Print      
Cartoonist was spot-on in critique of Clinton’s rise

Re Edward Wayland’s Aug. 1 letter, “Cartoon sells Clinton short’’: I’m a mother of three daughters — and four sons, too. I plan to hold my nose and vote for Hillary Clinton in November.

But I grinned when I saw Dan Wasserman’s July 28 editorial cartoon. I read it as an ironic criticism both of Clinton’s struggles as a candidate and of her obvious charisma deficit, but also as a slap at our nation’s slowness to elect a woman to our highest office.

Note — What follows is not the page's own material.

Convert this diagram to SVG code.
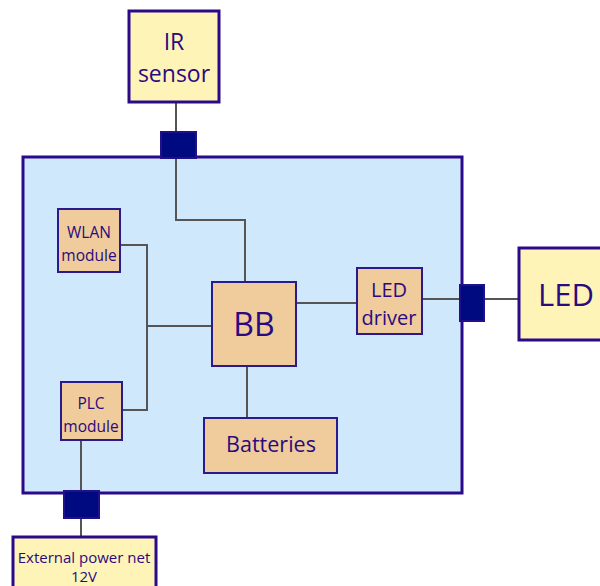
<svg xmlns="http://www.w3.org/2000/svg" width="600" height="586" viewBox="0 0 600 586">
<style>
.yel{fill:#fff4b8;stroke:#2a0a8a;stroke-width:3}
.org{fill:#f0cb9b;stroke:#2a1a90;stroke-width:2}
.port{fill:#000a80;stroke:#22108a;stroke-width:2}
.main{fill:#d0e8fc;stroke:#2a0a8a;stroke-width:3}
.ln{fill:none;stroke:#555;stroke-width:2}
text{font-family:"Open Sans","Noto Sans",sans-serif;fill:#2a0a80;text-anchor:middle}
</style>
<rect width="600" height="586" fill="#fff"/>
<g id="container"><rect class="main" x="23" y="157" width="439" height="336"/></g>
<g id="connectors">
<path class="ln" d="M176 102V131M176 158V220H245V282"/>
<path class="ln" d="M120 245H147V410H122M147 326H212"/>
<path class="ln" d="M296 303H357"/>
<path class="ln" d="M422 299H460M484 299H519"/>
<path class="ln" d="M247 366V418"/>
<path class="ln" d="M81 440V490M81 518V537"/>
</g>
<g id="ir-sensor"><rect class="yel" x="129" y="11" width="90" height="91"/>
<text x="174" y="50" font-size="23">IR</text><text x="174" y="82" font-size="23">sensor</text></g>
<g id="port-top"><rect class="port" x="161" y="132" width="35" height="26"/></g>
<g id="port-right"><rect class="port" x="460" y="285" width="24" height="36"/></g>
<g id="port-bottom"><rect class="port" x="64" y="491" width="35" height="27"/></g>
<g id="wlan"><rect class="org" x="58" y="209" width="62" height="63"/>
<text x="89" y="238" font-size="15.5">WLAN</text><text x="89" y="261" font-size="15.5">module</text></g>
<g id="plc"><rect class="org" x="61" y="382" width="61" height="58"/>
<text x="91" y="409" font-size="15.5">PLC</text><text x="91" y="432" font-size="15.5">module</text></g>
<g id="bb"><rect class="org" x="212" y="282" width="84" height="84"/>
<text x="254" y="336" font-size="32">BB</text></g>
<g id="led-driver"><rect class="org" x="357" y="268" width="65" height="66"/>
<text x="389" y="297" font-size="20">LED</text><text x="389" y="325" font-size="20">driver</text></g>
<g id="batteries"><rect class="org" x="204" y="418" width="133" height="55"/>
<text x="271" y="452" font-size="21.5">Batteries</text></g>
<g id="led"><rect class="yel" x="519" y="248" width="90" height="92"/>
<text x="566" y="306" font-size="31">LED</text></g>
<g id="ext-power"><rect class="yel" x="13" y="537" width="143" height="60"/>
<text x="84" y="563" font-size="15">External power net</text><text x="84" y="582" font-size="15">12V</text></g>
</svg>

Israel, India, Britain, the Philippines, Australia, even Pakistan, have all had or currently have women as their prime minister or president. Bangladesh — Bangladesh! — currently does. Argentina had a woman president.

I’ve tried to raise my kids to look facts straight in the face, so let’s be honest here, too: How many of those women got there because of their family ties, as the daughters or the widows of former leaders of their countries? About half of them.

As qualified as Clinton is, by her resume, to be our president, can any reasonable, thinking American doubt that being married to a former president not only led directly to her becoming this year’s Democratic nominee, and likely, it seems, our next president, but that her “partnership’’ with her husband also led to her becoming a US Senator, finishing second in the 2008 Democratic primary, and becoming our secretary of state?

And come on, Clinton is more qualified, according to Wayland, than John Kerry or John McCain were, respectively, in 2004 and 2008?